Et finalement, l'usure a presque complètement «rongé» les 4 petits quadrilatères situés du côté latéral de la semelle, sous la plante du pied. Dommage que les gens de Saucony n'aient pas jugé bon d'ajouter des morceaux de XT-900 (le matériau des petits triangles noirs qu'on voit sur les photos suivantes) à cet endroit. Ça aurait grandement augmenté la durée de vie des quadrilatères... Les photos suivantes, qui montrent la partie avant de la semelle de la chaussure gauche de chacune des 3 paires, permet de bien voir la progression de l'usure dont il est question:

Après 0 km.

Après environ 250 km.

Après plus de 800 km. Les quadrilatères ont pratiquement disparu.

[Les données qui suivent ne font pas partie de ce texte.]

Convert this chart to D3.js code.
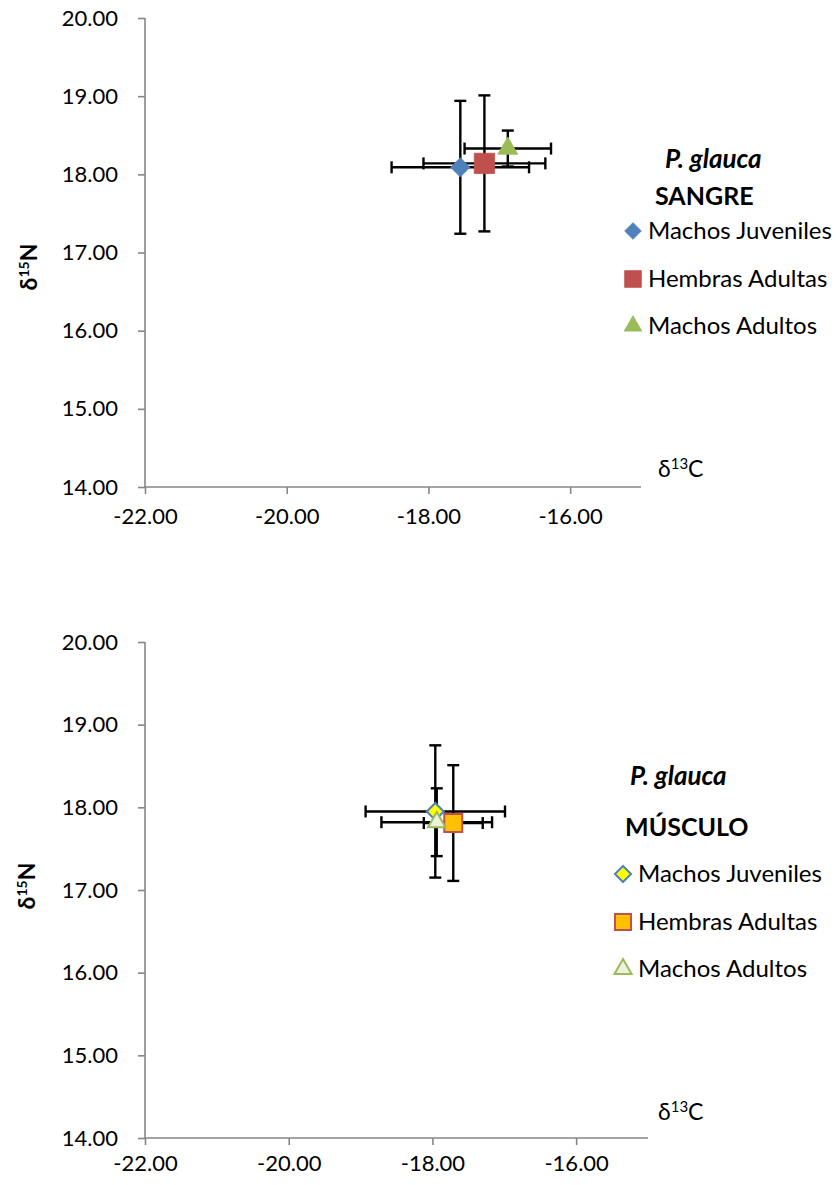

Les conséquences de cette usure? Une perte d'adhérence dans des conditions hivernales et sur des surfaces lisses mouillées. Mais bon, au moins, dans la neige et la glace, il y a toujours la possibilité de mettre des semelles d'appoint, quoique ce n'est pas très intéressant de courir dans la neige avec des chaussures dont l'empeigne est trouée. D'où la décision que j'ai prise l'hiver dernier de remiser la plus vieille paire jusqu'à la fonte des neiges...

Conclusion
En somme, je suis d'avis que la Kinvara est une excellente chaussure de transition vers le minimalisme: d'un côté elle est légère, relativement souple, et son talon est suffisamment bas pour forcer les muscles des mollets à travailler davantage qu'avec des chaussures classiques; de l'autre côté, sa semelle absorbe suffisamment les chocs pour accommoder les coureurs qui ne maîtrisent pas encore l'atterrissage sur le milieu ou l'avant du pied. Au niveau de la durabilité, je ne crois pas que la Kinvara ait beaucoup à envier aux chaussures classiques qui dominent toujours le marché. Cependant, l'étroitesse de sa partie avant fait en sorte qu'elle ne convient pas à tous les pieds. Et bien entendu, ceux pour qui il s'agit d'une première chaussure à talon relativement bas devraient s'assurer de faire la transition graduellement, sur une période de quelques mois, question de minimiser les risques de blessures aux mollets et/ou aux tendons d'Achille.

Une bonne chaussure donc, à acheter aux États-Unis de préférence.

*Tant pis si certains puristes s'énervent le poil des jambes en entendant ou en lisant les mots «Kinvara» et «minimaliste» dans la même phrase.